В этом новом виде человеческой души человек выходит за пределы большинства и вступает в знак всеобщности. И только этим завершается, только этим осуществляется понятие человека. Теперь человек уже не единичный: ни единичный индивид, ни единичный в составе большинства, а он принадлежит всеобщности. И только в этой всеобщности он обретает душу. Платон, правда, говорит лишь, что душу человека лучше познать в государстве, чем в единичном существе; но в этом, несомненно, содержится также указание на более точное и полное выражение понятия души во всеобщности, чем в изолированном существе.
Таким образом, мы видим, как при возникновении этики в понятии человека появляются двусмысленности, которые скорее обнаруживаются как изменения и ступени в развитии понятия человека. С самого начала мы видим индивида, которому как кажущееся расширение сопутствуют сосед и собрание таких же. Собрание растёт и уплотняется, но всегда остаётся совокупностью большинства. И когда оно возникает, индивид, который ему принадлежит и который всё же лишь в нём, при всей своей самостоятельности, имеет своё место, не исчезает; он остаётся, как всегда определяющей для его ценности остаётся связь с большинством. И как бы, с другой стороны, большинство ни утверждало свою собственную ценность, оно всё же должно испытать ограничение со стороны всеобщности. Без всеобщности, даже без того, чтобы начать с всеобщности, понятие человека не только нельзя завершить, но вообще невозможно развить и сформировать. Всеобщность не только составляет счастливый конец, но она же и есть верное начало.
Вот таким сложным образом предстает понятие человека: единичность и множественность, то есть особенность, и – всеобщность. И всё одновременно. Всё в одном. Ибо в этом именно и заключается смысл метода, который Платон вводит в этику через государственную душу человека: что конец есть скорее начало. Конец и начало не разделены ни методологически, ни по существу. Три пути, на которые указывает понятие человека – единичное существо, частная множественность и всеобщность, – это не перекрестки; на каждом шагу они должны идти вместе; только в их соединении лежит путь человека.

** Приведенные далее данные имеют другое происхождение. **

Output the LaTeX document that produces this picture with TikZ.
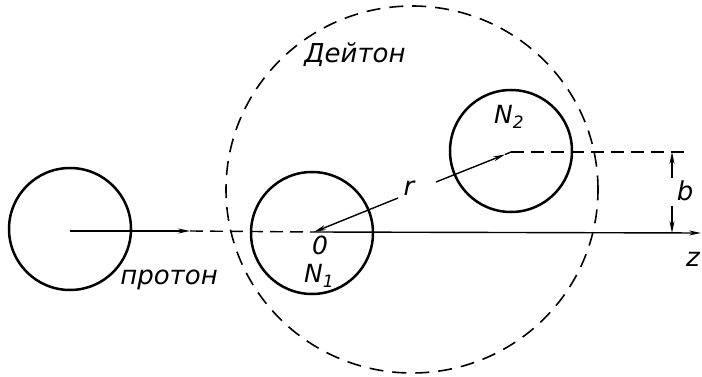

Мы уже говорили, что ни одна наука не оспаривает у этики ее особого права: теперь становится ясной одна из причин этого. Конечно, все науки, поскольку человек является их предметом, должны рассматривать его в этих трех направлениях, ибо понятие человека осуществляется именно в них. Но можно предположить, и далее это будет показано, что отчетливость единства этих трех направлений, которые не только требуются, но и обнаруживаются, ни в одной науке не проявляется так ясно и так убедительно, а значит, вероятно, и не осуществляется так точно, как в этике. Только она раскрывает сущность человека – чтобы на мгновение заменить сухое логическое понятие этим словом – во взаимодействии, во взаимопроникновении единичности, особенности и всеобщности.
Человек – это индивид? Ни в коем случае он не только это; он также стоит в строю множественности, точнее, в различных множественностях. И все же он не только это; лишь во всеобщности он завершает круги своего существования. И эта всеобщность тоже имеет различные степени и ступени, пока не находит свое завершение в истинном единстве, а именно в человечестве, которое, однако, тоже есть скорее вечно новое начало.
Эта точка зрения станет твердым руководящим принципом нашего построения этики. Она не в одинаковой мере присуща всем учениям этики: меньше всего она обща всем представлениям о смысле человека. Отсюда можно понять различия и расхождения в развитии этики и в отношении наук к этике. Отсюда же можно понять, почему изложения этики склонны видеть более близкое родство с отдельными науками.